- WHAT THE EXERCISE ASKS:
All lines from the beginning of the listing through the line with "from matplotlib.transforms import" are to be copied word for word; the pictures are not.

- MATERIAL:
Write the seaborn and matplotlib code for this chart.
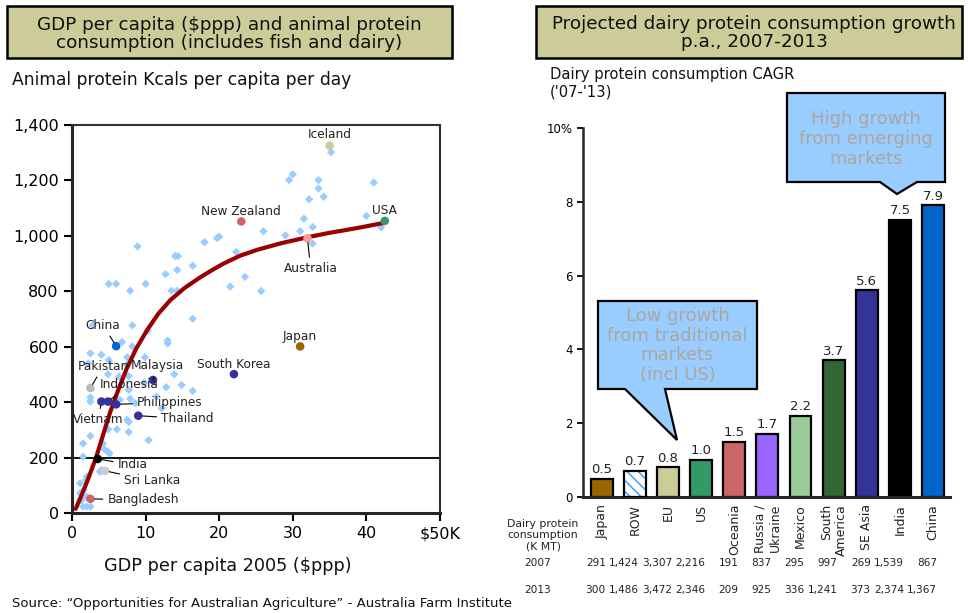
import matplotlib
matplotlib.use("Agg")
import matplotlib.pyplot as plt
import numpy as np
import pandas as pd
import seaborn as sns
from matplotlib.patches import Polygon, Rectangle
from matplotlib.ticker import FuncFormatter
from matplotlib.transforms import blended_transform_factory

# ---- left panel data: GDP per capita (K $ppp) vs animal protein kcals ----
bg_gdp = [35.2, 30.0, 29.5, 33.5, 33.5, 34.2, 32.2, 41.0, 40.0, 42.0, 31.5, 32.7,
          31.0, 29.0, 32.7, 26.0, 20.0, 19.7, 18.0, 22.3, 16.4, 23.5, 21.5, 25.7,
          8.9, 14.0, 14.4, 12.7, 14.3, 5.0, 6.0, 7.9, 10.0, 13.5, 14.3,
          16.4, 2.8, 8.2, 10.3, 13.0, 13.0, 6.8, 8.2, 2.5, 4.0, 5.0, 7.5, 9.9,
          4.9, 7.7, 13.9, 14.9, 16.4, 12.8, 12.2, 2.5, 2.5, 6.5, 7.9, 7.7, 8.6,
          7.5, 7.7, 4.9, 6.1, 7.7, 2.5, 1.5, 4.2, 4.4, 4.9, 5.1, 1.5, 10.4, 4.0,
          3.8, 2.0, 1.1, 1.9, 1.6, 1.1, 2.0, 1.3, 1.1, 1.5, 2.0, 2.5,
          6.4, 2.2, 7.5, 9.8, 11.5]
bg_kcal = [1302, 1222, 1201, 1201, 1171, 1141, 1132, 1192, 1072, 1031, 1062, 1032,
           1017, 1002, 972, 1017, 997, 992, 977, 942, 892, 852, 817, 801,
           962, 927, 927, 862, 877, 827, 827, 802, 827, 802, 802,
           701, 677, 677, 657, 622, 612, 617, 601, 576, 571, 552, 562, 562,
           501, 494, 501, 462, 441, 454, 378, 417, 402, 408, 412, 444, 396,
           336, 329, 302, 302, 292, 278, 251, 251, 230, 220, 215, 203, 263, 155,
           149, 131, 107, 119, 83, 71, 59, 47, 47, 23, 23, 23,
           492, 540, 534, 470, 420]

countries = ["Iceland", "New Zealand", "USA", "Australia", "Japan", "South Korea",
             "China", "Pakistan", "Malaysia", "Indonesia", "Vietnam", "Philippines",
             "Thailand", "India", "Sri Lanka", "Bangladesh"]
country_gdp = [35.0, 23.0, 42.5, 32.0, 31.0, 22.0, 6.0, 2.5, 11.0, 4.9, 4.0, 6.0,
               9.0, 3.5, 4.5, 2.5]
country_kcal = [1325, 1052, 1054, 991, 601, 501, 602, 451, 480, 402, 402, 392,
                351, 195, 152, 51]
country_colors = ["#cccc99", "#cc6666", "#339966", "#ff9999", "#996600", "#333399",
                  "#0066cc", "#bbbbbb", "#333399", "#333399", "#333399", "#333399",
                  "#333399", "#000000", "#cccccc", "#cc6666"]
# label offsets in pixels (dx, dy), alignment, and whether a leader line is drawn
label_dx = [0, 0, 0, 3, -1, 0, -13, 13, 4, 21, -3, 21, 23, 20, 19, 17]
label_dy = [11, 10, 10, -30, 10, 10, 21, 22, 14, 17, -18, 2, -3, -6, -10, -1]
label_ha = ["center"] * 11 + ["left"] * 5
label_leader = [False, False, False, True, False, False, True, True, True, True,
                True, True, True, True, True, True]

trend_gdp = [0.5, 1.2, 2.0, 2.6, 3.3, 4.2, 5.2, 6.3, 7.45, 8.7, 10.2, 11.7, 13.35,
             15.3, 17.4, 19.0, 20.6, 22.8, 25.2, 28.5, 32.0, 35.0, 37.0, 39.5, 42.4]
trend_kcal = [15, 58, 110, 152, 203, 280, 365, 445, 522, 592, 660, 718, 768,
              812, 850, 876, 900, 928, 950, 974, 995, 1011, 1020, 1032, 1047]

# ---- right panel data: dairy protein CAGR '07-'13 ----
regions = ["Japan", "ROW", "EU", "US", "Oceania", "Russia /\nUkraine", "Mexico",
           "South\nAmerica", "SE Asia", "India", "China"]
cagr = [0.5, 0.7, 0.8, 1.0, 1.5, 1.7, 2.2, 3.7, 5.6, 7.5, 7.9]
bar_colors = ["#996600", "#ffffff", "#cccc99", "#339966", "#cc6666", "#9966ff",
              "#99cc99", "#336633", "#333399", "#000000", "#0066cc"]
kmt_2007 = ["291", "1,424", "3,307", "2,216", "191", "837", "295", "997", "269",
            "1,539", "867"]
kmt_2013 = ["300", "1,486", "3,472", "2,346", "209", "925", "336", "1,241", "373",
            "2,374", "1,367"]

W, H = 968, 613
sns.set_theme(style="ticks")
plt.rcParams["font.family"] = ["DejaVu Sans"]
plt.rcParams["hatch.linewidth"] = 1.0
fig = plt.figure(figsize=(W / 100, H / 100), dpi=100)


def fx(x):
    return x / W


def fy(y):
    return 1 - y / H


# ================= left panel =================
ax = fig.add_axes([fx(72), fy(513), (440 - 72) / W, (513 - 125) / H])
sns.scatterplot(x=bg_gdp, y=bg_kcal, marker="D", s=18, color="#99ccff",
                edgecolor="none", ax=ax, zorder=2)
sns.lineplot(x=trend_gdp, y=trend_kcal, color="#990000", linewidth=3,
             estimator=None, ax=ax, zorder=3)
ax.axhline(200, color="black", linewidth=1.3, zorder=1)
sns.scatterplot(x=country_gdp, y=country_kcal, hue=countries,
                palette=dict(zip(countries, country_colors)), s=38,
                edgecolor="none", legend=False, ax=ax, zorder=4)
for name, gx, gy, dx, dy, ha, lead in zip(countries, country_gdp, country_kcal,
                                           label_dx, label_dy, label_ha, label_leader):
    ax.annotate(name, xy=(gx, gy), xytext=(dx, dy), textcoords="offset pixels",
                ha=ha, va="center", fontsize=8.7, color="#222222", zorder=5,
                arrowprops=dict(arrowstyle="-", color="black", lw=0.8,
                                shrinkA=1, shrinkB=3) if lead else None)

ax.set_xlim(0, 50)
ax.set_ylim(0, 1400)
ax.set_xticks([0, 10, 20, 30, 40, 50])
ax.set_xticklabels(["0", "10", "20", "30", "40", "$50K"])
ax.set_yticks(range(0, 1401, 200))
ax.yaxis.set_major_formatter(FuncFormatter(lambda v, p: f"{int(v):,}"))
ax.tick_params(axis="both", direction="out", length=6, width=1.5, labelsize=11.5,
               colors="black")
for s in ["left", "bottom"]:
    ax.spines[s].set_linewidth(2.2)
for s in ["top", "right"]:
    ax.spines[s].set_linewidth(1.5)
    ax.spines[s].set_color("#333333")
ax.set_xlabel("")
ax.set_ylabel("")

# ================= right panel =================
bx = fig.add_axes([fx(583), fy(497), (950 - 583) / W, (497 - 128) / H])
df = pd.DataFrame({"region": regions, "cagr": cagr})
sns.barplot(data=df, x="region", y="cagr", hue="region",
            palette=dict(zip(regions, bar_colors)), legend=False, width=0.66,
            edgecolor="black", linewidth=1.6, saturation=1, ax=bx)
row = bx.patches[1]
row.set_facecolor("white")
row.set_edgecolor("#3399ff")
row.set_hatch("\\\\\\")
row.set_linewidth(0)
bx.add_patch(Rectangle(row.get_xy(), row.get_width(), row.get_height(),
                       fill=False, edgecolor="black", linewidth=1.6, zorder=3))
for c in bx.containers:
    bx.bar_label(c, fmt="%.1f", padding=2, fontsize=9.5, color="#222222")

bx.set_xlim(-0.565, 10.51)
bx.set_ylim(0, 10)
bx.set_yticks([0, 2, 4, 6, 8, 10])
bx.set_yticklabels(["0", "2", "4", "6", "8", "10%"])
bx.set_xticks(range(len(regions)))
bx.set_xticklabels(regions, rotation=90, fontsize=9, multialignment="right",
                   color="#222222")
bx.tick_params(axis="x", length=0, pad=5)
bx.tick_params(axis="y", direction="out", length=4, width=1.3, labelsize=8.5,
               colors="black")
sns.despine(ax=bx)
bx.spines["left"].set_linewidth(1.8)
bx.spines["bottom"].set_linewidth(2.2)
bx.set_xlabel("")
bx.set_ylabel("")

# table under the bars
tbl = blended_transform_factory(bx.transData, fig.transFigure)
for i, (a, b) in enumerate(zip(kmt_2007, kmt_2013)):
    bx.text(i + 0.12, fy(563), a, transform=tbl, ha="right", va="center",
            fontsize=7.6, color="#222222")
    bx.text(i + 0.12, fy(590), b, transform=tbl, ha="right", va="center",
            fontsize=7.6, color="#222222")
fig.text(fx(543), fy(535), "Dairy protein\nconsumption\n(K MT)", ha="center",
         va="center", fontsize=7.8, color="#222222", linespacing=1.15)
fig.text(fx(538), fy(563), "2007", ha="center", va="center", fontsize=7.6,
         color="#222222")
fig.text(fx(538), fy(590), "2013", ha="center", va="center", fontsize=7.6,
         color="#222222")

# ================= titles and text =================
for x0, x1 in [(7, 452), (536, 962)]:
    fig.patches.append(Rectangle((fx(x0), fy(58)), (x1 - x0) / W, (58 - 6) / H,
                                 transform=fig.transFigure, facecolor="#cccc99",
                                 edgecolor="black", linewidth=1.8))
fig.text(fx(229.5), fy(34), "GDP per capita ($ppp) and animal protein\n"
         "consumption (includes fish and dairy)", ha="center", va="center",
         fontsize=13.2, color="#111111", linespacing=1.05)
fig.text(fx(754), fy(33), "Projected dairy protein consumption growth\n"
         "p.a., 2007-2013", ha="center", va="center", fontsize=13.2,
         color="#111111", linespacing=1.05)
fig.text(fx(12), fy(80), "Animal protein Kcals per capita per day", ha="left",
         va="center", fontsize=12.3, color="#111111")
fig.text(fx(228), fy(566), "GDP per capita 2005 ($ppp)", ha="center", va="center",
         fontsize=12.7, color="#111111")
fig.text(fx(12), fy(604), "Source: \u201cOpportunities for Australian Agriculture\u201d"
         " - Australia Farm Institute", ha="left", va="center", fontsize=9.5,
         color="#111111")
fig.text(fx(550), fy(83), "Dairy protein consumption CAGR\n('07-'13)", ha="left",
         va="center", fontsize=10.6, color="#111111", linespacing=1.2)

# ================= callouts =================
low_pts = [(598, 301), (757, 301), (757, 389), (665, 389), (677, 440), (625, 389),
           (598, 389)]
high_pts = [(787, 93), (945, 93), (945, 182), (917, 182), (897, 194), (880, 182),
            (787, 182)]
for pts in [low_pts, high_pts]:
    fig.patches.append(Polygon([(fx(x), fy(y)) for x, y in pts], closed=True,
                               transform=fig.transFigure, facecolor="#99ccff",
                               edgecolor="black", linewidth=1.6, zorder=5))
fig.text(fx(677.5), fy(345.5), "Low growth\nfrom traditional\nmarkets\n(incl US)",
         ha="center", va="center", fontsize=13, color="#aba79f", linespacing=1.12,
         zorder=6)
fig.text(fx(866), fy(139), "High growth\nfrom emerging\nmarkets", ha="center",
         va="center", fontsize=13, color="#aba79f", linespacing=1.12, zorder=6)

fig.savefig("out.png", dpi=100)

- RESULT OF THE EXERCISE:
Write the seaborn and matplotlib code for this chart.
import matplotlib
matplotlib.use("Agg")
import matplotlib.pyplot as plt
import numpy as np
import pandas as pd
import seaborn as sns
from matplotlib.patches import Polygon, Rectangle
from matplotlib.ticker import FuncFormatter
from matplotlib.transforms import blended_transform_factory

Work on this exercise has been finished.